5 tips to make three-way matching more efficient

There are several ways to make the three-way matching process more efficient, including:

1. Automation

Automation can help streamline the three-way matching process by eliminating manual tasks such as data entry, reducing the likelihood of errors, and improving the speed of processing. Companies can use specialized software to automate the matching process, reducing the need for manual intervention.

2. Electronic Data Interchange (EDI)

EDI can be used to transfer data between systems, reducing the need for manual data entry and improving the accuracy of the three-way matching process. This can help reduce processing time and increase efficiency.

3. Standardization

Standardizing the purchase order, receiving report, and invoice formats can help streamline the matching process.
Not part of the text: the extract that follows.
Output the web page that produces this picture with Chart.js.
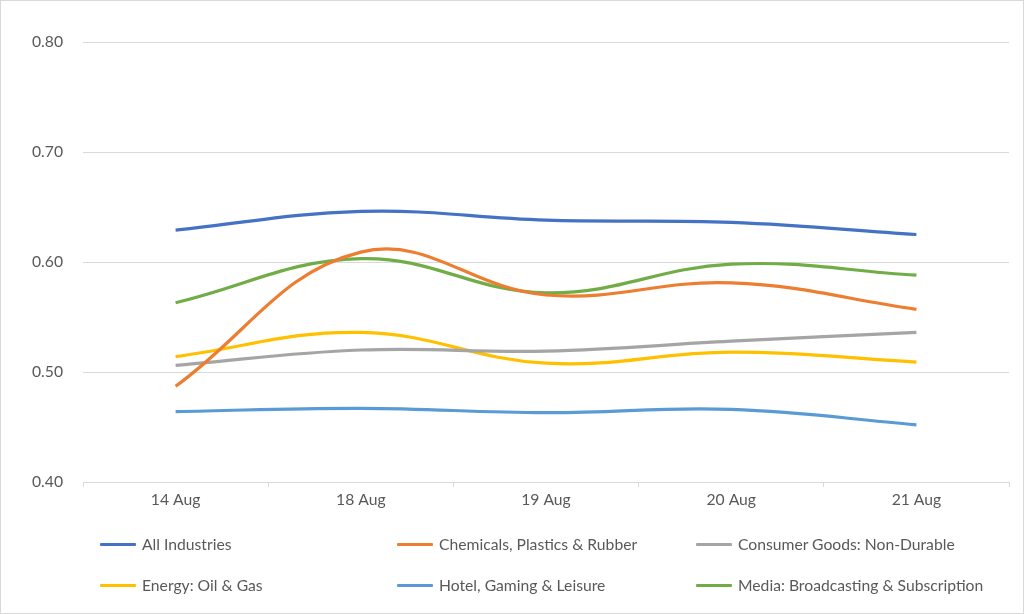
<!DOCTYPE html>
<html>
<head>
<meta charset="utf-8">
<script src="https://cdn.jsdelivr.net/npm/chart.js@4"></script>
<style>
  body { margin: 0; background: #fff; }
  #wrap { position: relative; width: 1022px; height: 612px; border: 1px solid #d9d9d9; font-family: Lato, sans-serif; }
  #box { position: absolute; left: 0; top: 0; width: 1022px; height: 520px; }
  #legend { position: absolute; left: 0; top: 0; width: 1022px; height: 612px; pointer-events: none; }
  .item { position: absolute; display: flex; align-items: center; font-size: 15.7px; color: #595959; white-space: nowrap; transform: translateY(-50%); }
  .item span.mark { display: inline-block; width: 36px; height: 3px; margin-right: 6px; border-radius: 1px; }
</style>
</head>
<body>
<div id="wrap">
  <div id="box"><canvas id="myChart"></canvas></div>
  <div id="legend"></div>
</div>
<script>
    var labels = ['14 Aug', '18 Aug', '19 Aug', '20 Aug', '21 Aug'];
    var allIndustries = [0.629, 0.646, 0.638, 0.636, 0.625];
    var chemicals = [0.487, 0.609, 0.570, 0.581, 0.557];
    var consumerGoods = [0.506, 0.520, 0.519, 0.528, 0.536];
    var energy = [0.514, 0.536, 0.508, 0.518, 0.509];
    var hotel = [0.464, 0.467, 0.463, 0.466, 0.452];
    var media = [0.563, 0.603, 0.572, 0.598, 0.588];
    var yTicks = [0.40, 0.50, 0.60, 0.70, 0.80];

    function line(label, data, color) {
        return {
            label: label,
            data: data,
            borderColor: color,
            backgroundColor: color,
            borderWidth: 3.2,
            pointRadius: 0,
            tension: 0.4,
            fill: false
        };
    }

    var ctx = document.getElementById('myChart').getContext('2d');
    var chart = new Chart(ctx, {
        type: 'line',
        data: {
            labels: labels,
            datasets: [
                line('All Industries', allIndustries, '#4472C4'),
                line('Chemicals, Plastics & Rubber', chemicals, '#ED7D31'),
                line('Consumer Goods: Non-Durable', consumerGoods, '#A5A5A5'),
                line('Energy: Oil & Gas', energy, '#FFC000'),
                line('Hotel, Gaming & Leisure', hotel, '#5B9BD5'),
                line('Media: Broadcasting & Subscription', media, '#70AD47')
            ]
        },
        options: {
            responsive: true,
            maintainAspectRatio: false,
            animation: false,
            layout: { padding: { top: 41, right: 14, bottom: 0, left: 0 } },
            plugins: {
                legend: { display: false },
                tooltip: { enabled: false }
            },
            scales: {
                x: {
                    offset: true,
                    grid: { offset: true, drawOnChartArea: false, drawTicks: true, tickLength: 5, color: '#d9d9d9' },
                    border: { color: '#d9d9d9' },
                    ticks: { color: '#595959', font: { family: 'Lato', size: 15.7 }, padding: 4, maxRotation: 0 },
                    afterFit: function (s) { s.height = 39; }
                },
                y: {
                    min: 0.4,
                    max: 0.8,
                    afterBuildTicks: function (s) { s.ticks = yTicks.map(function (v) { return { value: v }; }); },
                    grid: { color: '#d9d9d9', drawTicks: false },
                    border: { display: false },
                    ticks: {
                        color: '#595959',
                        font: { family: 'Lato', size: 15.7 },
                        padding: 20,
                        callback: function (v) { return Number(v).toFixed(2); }
                    },
                    afterFit: function (s) { s.width = 82; }
                }
            }
        }
    });

    // legend laid out in three columns like the original
    var colX = [99, 396, 695];
    var rowY = [543, 584];
    var leg = document.getElementById('legend');
    chart.data.datasets.forEach(function (ds, i) {
        var d = document.createElement('div');
        d.className = 'item';
        d.style.left = colX[i % 3] + 'px';
        d.style.top = rowY[Math.floor(i / 3)] + 'px';
        var m = document.createElement('span');
        m.className = 'mark';
        m.style.background = ds.borderColor;
        d.appendChild(m);
        d.appendChild(document.createTextNode(ds.label));
        leg.appendChild(d);
    });
</script>
</body>
</html>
This can help reduce errors and improve efficiency by making it easier to match the documents.

4. Process improvements

Companies can implement process improvements such as setting up clear approval processes and reducing the number of exceptions to streamline the three-way matching process. This can help reduce processing time and improve efficiency.

5. Training

Proper training of staff involved in the three-way matching process can help improve efficiency by ensuring that they understand the process and their roles and responsibilities. This can help reduce errors and improve the accuracy of the matching process.

Final thoughts about three-way matching invoices

In a nutshell, three-way matching invoices is critical in accounting. It helps businesses stay on top of their finances and avoid payment errors and fraud.

By checking that purchase orders, receipts, and invoices all match up, companies can be sure they're paying the right amount for what they're getting. Plus, using the best practices for three-way matching invoices can make paying bills a lot easier and less stressful.

So, if you want your business to be financially sound and successful, it's important to understand how three-way matching works and make it part of your accounting routine.